Press Release No.:
Date: 7 June 2007
Commit to a Single European Sky - IATA Urges Chancellor Merkel to Bring Real Environmental Results to the G-8 Table
(Vancouver) The International Air Transport Association (IATA) called on German Chancellor Angela Merkel, as the host of the G-8 Summit, to save 12 million tonnes of unnecessary CO2 annually by making a political commitment to deliver a Single European Sky (SES) within five years.
“The single most important step that we could take today to reduce aircraft emissions is to turn the dream of a SES into reality within five years. This would be real environmental progress—an example for your G-8 partners to follow,” said Giovanni Bisignani, IATA’s Director General and CEO, in a letter addressed to the Chancellor.
Bisignani’s letter followed the conclusion of the Association’s Annual General Meeting and World Air Transport Summit in Vancouver, Canada, at which environment issues took centre stage.
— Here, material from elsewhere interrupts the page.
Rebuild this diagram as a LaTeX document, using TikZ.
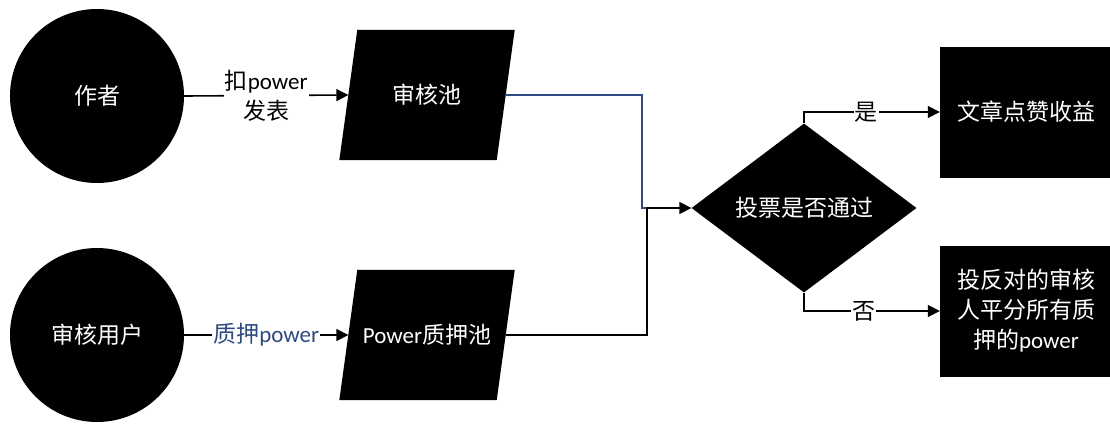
\documentclass[tikz,border=0pt]{standalone}
\usepackage{fontspec}
\setmainfont{Carlito}
\newfontfamily\cjk{Noto Sans CJK SC}
\usetikzlibrary{shapes.geometric,arrows.meta,backgrounds}
\definecolor{lblue}{RGB}{47,74,128}
\begin{document}
\begin{tikzpicture}[x=1pt,y=-1pt,
  font=\fontsize{23}{30}\selectfont,
  circ/.style={circle, fill=black, text=white, minimum size=174pt, inner sep=0pt},
  pbox/.style={rectangle, minimum width=157pt, minimum height=130pt, text=white, inner sep=0pt},
  dia/.style={diamond, fill=black, text=white, minimum width=225pt, minimum height=169pt, inner sep=0pt},
  rbox/.style={rectangle, fill=black, text=white, minimum width=172pt, minimum height=131pt, inner sep=0pt, align=center},
  lbl/.style={fill=white, align=center, inner sep=1pt},
  arr/.style={line width=1.6pt, -{Triangle[length=12pt,width=12pt]}},
  bline/.style={line width=1.4pt, draw=lblue}]
\useasboundingbox (0,0) rectangle (1110,423);

\node[circ] (c1) at (97,96) {{\cjk 作者}};
\node[circ] (c2) at (97,335) {{\cjk 审核用户}};
\node[pbox] (p1) at (427,95) {{\cjk 审核池}};
\node[pbox] (p2) at (427,335) {Power{\cjk 质押池}};
\begin{scope}[on background layer]
  \fill ([xshift=9pt]p1.north west) -- ([xshift=9pt]p1.north east) -- ([xshift=-9pt]p1.south east) -- ([xshift=-9pt]p1.south west) -- cycle;
  \fill ([xshift=9pt]p2.north west) -- ([xshift=9pt]p2.north east) -- ([xshift=-9pt]p2.south east) -- ([xshift=-9pt]p2.south west) -- cycle;
\end{scope}
\node[dia] (d) at (804,208) {{\cjk 投票是否通过}};
\node[rbox] (y) at (1026,112) {{\cjk 文章点赞收益}};
\node[rbox] (n) at (1026,311) {{\cjk 投反对的审核}\\{\cjk 人平分所有质}\\{\cjk 押的}power};

\coordinate (mb) at (642,208);
\coordinate (mk) at (647,208);

\draw[arr] (c1.east) -- node[lbl] {{\cjk 扣}power\\{\cjk 发表}} (p1.west);
\draw[arr] (c2.east) -- node[lbl, text=lblue] {{\cjk 质押}power} (p2.west);
\draw[bline] (p1.east) -| (mb) -- (mk);
\draw[arr] (p2.east) -| (mk) -- (d.west);
\draw[arr] (d.north) |- node[lbl, pos=0.73] {{\cjk 是}} (y.west);
\draw[arr] (d.south) |- node[lbl, pos=0.72] {{\cjk 否}} (n.west);
\end{tikzpicture}
\end{document}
Bisignani reminded the Chancellor of the air transport industry’s commitment to limit the 2% of carbon emissions attributed to it with investments in new aircraft. By 2020, the global fleet will improve fuel efficiency 25%.
Bisignani outlined a vision for a carbon-free industry, “Air transport must become an industry that does not pollute—zero emissions, but we can only achieve that if politicians replace empty promises on the environment with real results. Too often the actions of governments are inconsistent and irresponsible. A SES could save up to 12 million tonnes of CO2, but instead of action, we have a European circus—fifteen years of talks, talks, and nothing but talks. It’s time for some real results.”
“Too often politicians think green and see cash. Any progress on a European emissions trading scheme must be linked to making SES a reality,” said Bisignani.
A Single European Sky would effectively unite Europe’s 35 air navigation service providers into one. The resulting efficiency gains—reduction in delays and more effective routings—would lead to a 12 million tonne annual reduction in the CO2 produced by airlines flying in Europe’s skies.